Yahoo! Drops Search Submit Program (SSP)

by Canonical SEO on October 16, 2009

Yahoo! drops Search Submit Program (SSP) at end of 2009.

Yes.  It is true… Yahoo! has announced plans to drop their Search Submit Program (SSP) offering at the end of the year.  For those who do not know what SSP is, it is the Yahoo! paid inclusion program which allows companies to pay Yahoo! to alter their organic search rankings. 

Instead of a normal SERP listing, a company can pay to have additional links in their organic listing (similar to sitelinks at Google).  The company can subscribe by paying a yearly fee (Search Submit Basic) or pay-per-click fees (Search Submit Pro) for this service. 

Below you can see an example of  an SSP listing for the search for carnival cruises.  Scroll down to find the www.carnivalcruises.com listing around position #3.  It should appear similar to the image below: 

Yahoo Search Submit Program SERP Listing

Note the title does not match that of their home page.  The snippet does not match the meta description of their home page.  Also note the 3 “Quick Links:” beneath the snippet and their corresponding URLs.  They get redirected through a Yahoo!

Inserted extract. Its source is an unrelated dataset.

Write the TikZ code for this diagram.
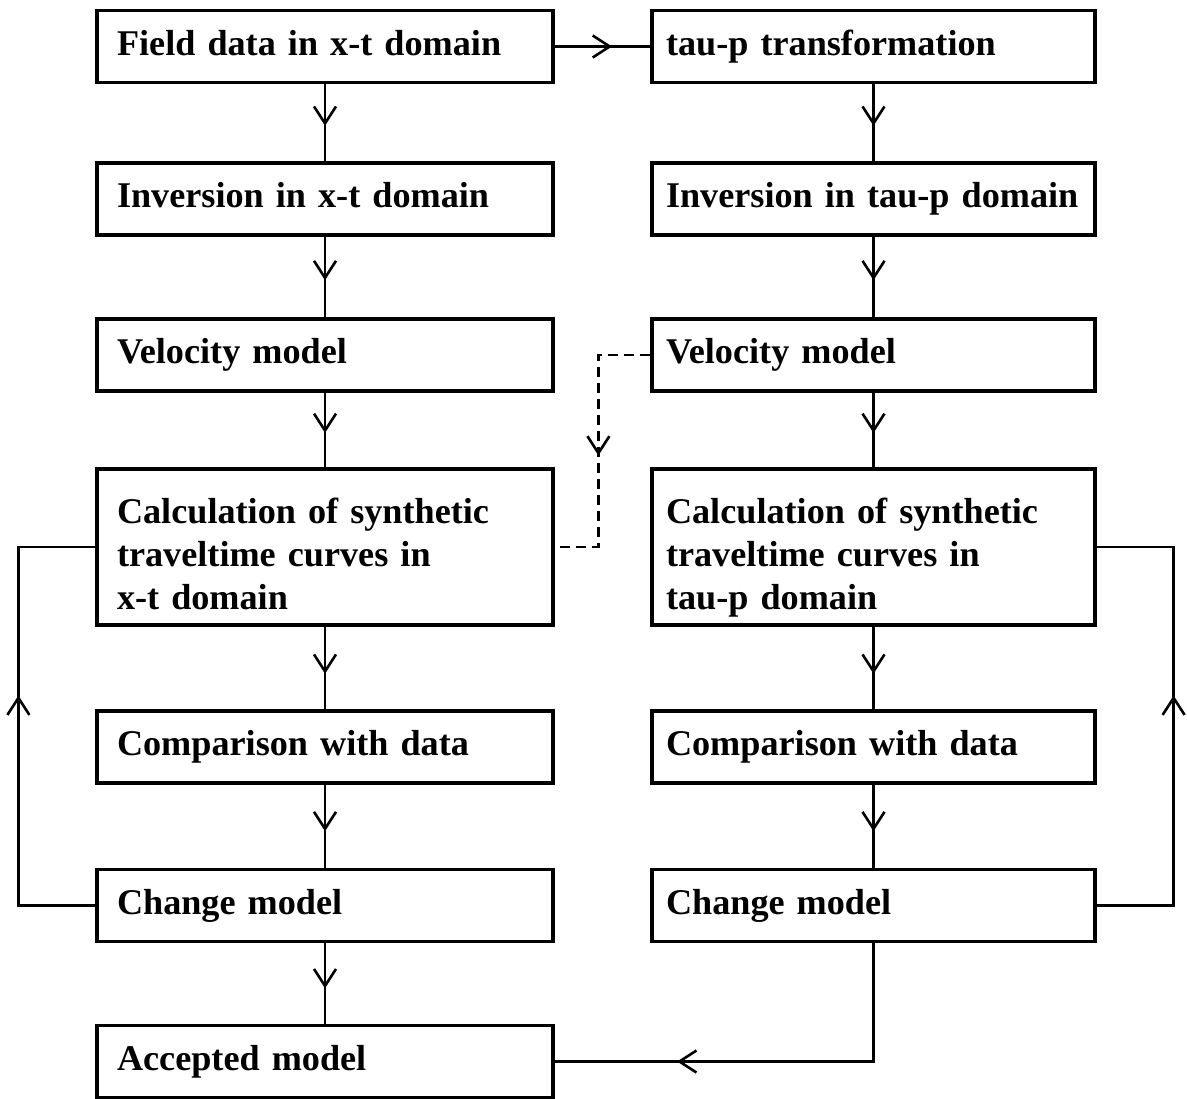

URL so that they can track the number of clicks.

How does the SSP program work?

SSP works like this.  With the Search Submit Pro offering a participating company can specify for which keyword phrases they want the additional links to appear.  They can specify that when one of their URLs appears in the SERPs as a result for one of the specified keyword phrases that a custom title and snippet handcrafted by the participating company be shown in the SERPs.  The company can specify 3 additional links to other pages on their site (landing pages typically) that will appear beneath the snippet. The company picks the link text and the URLs to display for the 3 additional links. 

All of this data (keyword phrases, custom title, custom snippet, 3 additional URLs, link text from 3 additional URLs, etc.) used to be placed in a feed and uploaded directly to Yahoo!, however they have been outsourcing the setup to outrider.com lately.

SSP altered rankings to favor Yahoo! revenue generating SSP URLs

The sad part is that the SSP program drastically alters the organic search results.  In other words, if you participate in the paid inclusion program, your URLs receive priority in their organic rankings.  Did you hear that? Your URLs are ranked much higher for the keyword phrases that you are targeting with SSP than they would be if you were not participating.  Yes.  This is one case where you can literally buy your way to the top of the organic search results.

A company I work for has participated in SSP for many years (almost since its inception) and has ranked on page one (typically position #1) for many very competitive keyword phrases in their very competitive vertical.  A while back they let their SSP contract expire.  On the very day that the SSP contract expired, their URLs which had ranked #1 for years suddenly dropped to the mid-twenties, thirties, and forties. 

At the time we were not sure if it was due to a coincidental change in Yahoo’s algorithm or if it was the fact that they were no longer participating in SSP.  So we let it ride for about 3-4 months to see if rankings would recover.  They didn’t.  Months later on the very day that they renewed their SSP contract, their rankings shot back up to #1.  

However, over the last couple of months I’ve noticed that SSP URLs are no longer getting quite the boost they were before.  Over the last few months overall rankings for SSP URLs seem to be slowly dropping.  Perhaps this was in preparation for the day that that SSP will not exist.

Bye-Bye SSP!

I recently asked some of the Yahoo! paid advertising sales staff and account managers how Yahoo! was going to handle SSP once they began using Bing to power their organic search results.  I figured that Microsoft would not be too keen on modifying their ranking algorithm to appease Yahoo! SSP subscribers.  They responded that they really didn’t know how they would handle it.  I guess we have their answer… They are not!